Water doesn’t go bad for years. It’s water. Right? We might all see the “best before 2050” labels on our plastic bottles, but nobody is actually paying attention to them because, well, we don’t have to. But, what actually constitutes “old” water? Is it water that’s been left stewing for days, weeks, or months? Or does overnight water pose a potential risk to us, too? We know that we have to drink water every day, but does the age of the water really mean anything?
Most people leave a glass of water next to their bed to re-hydrate first thing in the morning, but did you know even that could be a bit sketchy, scientifically speaking? We’re all trying to do our best for the environment by re-using and recycling but, when it comes to water, fresh is actually always best.

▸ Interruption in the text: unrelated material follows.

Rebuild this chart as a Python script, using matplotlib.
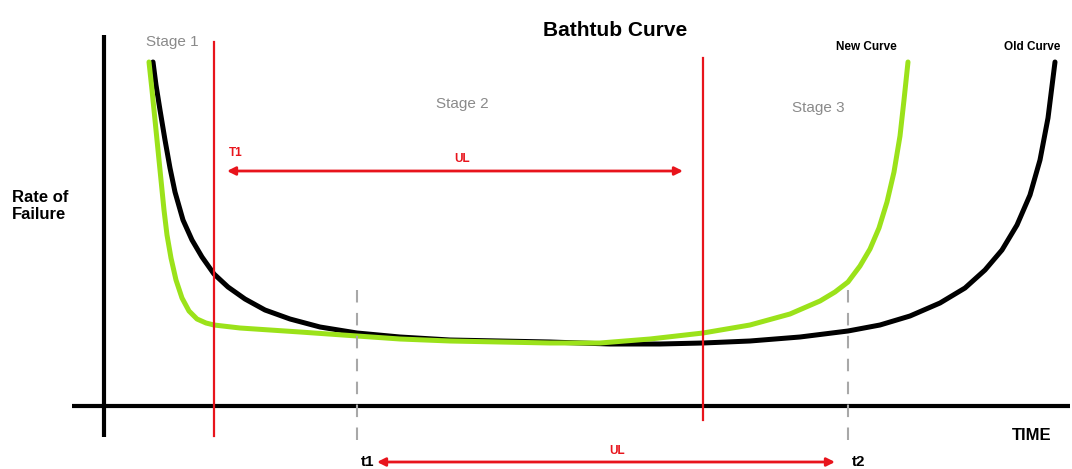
import matplotlib.pyplot as plt

plt.rcParams['font.family'] = ['Liberation Sans', 'DejaVu Sans']

# curve points (x = time position, y = height on the page, down is lower rate)
old_x = [153, 156, 160, 165, 170, 175, 183, 192, 202, 214, 228, 245, 265, 290, 320, 357, 400,
         450, 500, 550, 610, 660, 703, 750, 800, 848, 880, 910, 940, 965, 985, 1002, 1017,
         1030, 1040, 1048, 1055]
old_y = [62, 85, 110, 140, 168, 192, 220, 240, 257, 274, 287, 299, 310, 319, 327, 333, 337,
         340, 341, 342, 344, 344, 343, 341, 337, 331, 325, 316, 303, 288, 270, 250, 225,
         195, 160, 118, 62]

new_x = [149, 152, 155, 158, 161, 164, 167, 171, 176, 182, 189, 197, 206, 214, 240, 270, 300,
         357, 400, 450, 500, 550, 600, 650, 703, 750, 790, 820, 835, 848, 860, 870, 879,
         887, 894, 900, 904, 908]
new_y = [62, 90, 120, 150, 180, 210, 235, 258, 280, 298, 311, 319, 323, 325, 328, 330, 332,
         336, 339, 341, 342, 343, 343, 339, 333, 325, 314, 301, 292, 282, 266, 249, 228,
         202, 172, 136, 100, 62]

red_lines = [214, 703]
red_tops = [42, 58]
red_bottoms = [436, 420]
dash_lines = [357, 848]
dash_labels = ['t1', 't2']

stage_labels = ['Stage 1', 'Stage 2', 'Stage 3']
stage_pos = [(172, 42), (462, 104), (818, 108)]

fig = plt.figure(figsize=(10.72, 4.69), dpi=100)
ax = fig.add_axes([0, 0, 1, 1])
ax.set_xlim(0, 1072)
ax.set_ylim(469, 0)
ax.axis('off')

# hand drawn axes
ax.plot([104, 104], [35, 437], color='black', lw=3.0, solid_capstyle='butt')
ax.plot([72, 1070], [406, 406], color='black', lw=3.0, solid_capstyle='butt')

# stage boundaries
for x, top, bot in zip(red_lines, red_tops, red_bottoms):
    ax.plot([x, x], [top, bot], color='#e8141c', lw=1.6, zorder=3)
for x, lab in zip(dash_lines, dash_labels):
    ax.plot([x, x], [290, 450], color='#a8a8a8', lw=1.5, dashes=(6, 5), zorder=3)
    ax.text(x + 11, 462, lab, fontsize=11, fontweight='bold', ha='center', va='center')

# curves
ax.plot(old_x, old_y, color='black', lw=3.6, solid_capstyle='round', solid_joinstyle='round')
ax.plot(new_x, new_y, color='#9be21a', lw=3.6, solid_capstyle='round', solid_joinstyle='round')

# arrows
ax.annotate('', xy=(227, 171), xytext=(683, 171),
            arrowprops=dict(arrowstyle='<|-|>', color='#e8141c', lw=2, mutation_scale=12, shrinkA=0, shrinkB=0))
ax.annotate('', xy=(377, 462), xytext=(835, 462),
            arrowprops=dict(arrowstyle='<|-|>', color='#e8141c', lw=2, mutation_scale=12, shrinkA=0, shrinkB=0))
ax.text(236, 153, 'T1', color='#e8141c', fontsize=8.5, fontweight='bold', ha='center', va='center')
ax.text(462, 159, 'UL', color='#e8141c', fontsize=8.5, fontweight='bold', ha='center', va='center')
ax.text(617, 451, 'UL', color='#e8141c', fontsize=8.5, fontweight='bold', ha='center', va='center')

# labels
for lab, (x, y) in zip(stage_labels, stage_pos):
    ax.text(x, y, lab, color='#8a8a8a', fontsize=11, ha='center', va='center')
ax.text(615, 31, 'Bathtub Curve', fontsize=15, fontweight='bold', ha='center', va='center')
ax.text(866, 47, 'New Curve', fontsize=8.5, fontweight='bold', ha='center', va='center')
ax.text(1032, 47, 'Old Curve', fontsize=8.5, fontweight='bold', ha='center', va='center')
ax.text(12, 206, 'Rate of\nFailure', fontsize=12, fontweight='bold', ha='left', va='center', linespacing=1.2)
ax.text(1032, 436, 'TIME', fontsize=12, fontweight='bold', ha='center', va='center')

plt.savefig('out.png', dpi=100)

Old water contains bacteria, but it's generally yours
Reader’s Digest notes that water left overnight in an open container isn’t exactly sanitary due to the amount of dust, debris, or even insects that land in it, which can leave a gross scum on the surface. Even closed containers aren’t completely safe, because anything that’s on our skin — sweat, dust, skin cells, or any kind of discharge like spit or mucus — can end up in the bottle once we take that first sip.
“If it’s allowed to incubate for hours, that could potentially contaminate the water, and make you ill by reintroducing that bacteria,” warns Marc Leavey, M.D., who suggests consuming the bottle in one sitting and then throwing it away. However, since it’s your bacteria, you likely won’t get sick from it. But sharing bottles with other people is not advised, for obvious reasons.
If you leave a bottle of water in direct sunlight, like in your car, for example, the heat could cause bacteria to grow. Likewise, certain plastic bottles contain chemicals like BPA, which can leach into the water if exposed to sunlight. Certain research links BPA to certain health problems, such as increased blood pressure, so it’s a good idea to avoid any extra exposure.
It's highly unlikely old water will make you ill
Microbiologist Charles Gerba, Ph.D. also warned, in a conversation with SELF, that bacteria on our fingers can possibly contaminate water too (you’re always safer with a screw cap, FYI). However, even smelly bottles are likely just encrusted with saliva, mouth bacteria, or even some mildew or mold, and there’s likely nothing to worry about.
If you’re really freaking out about the bacteria in old water, or even on the plastic bottle itself, Dr. Leavey suggests, “Avoid putting your mouth to the bottle. Just pour it into a cup or pour it directly into your mouth.” Start paying attention to those expiration dates, too, because they really do matter.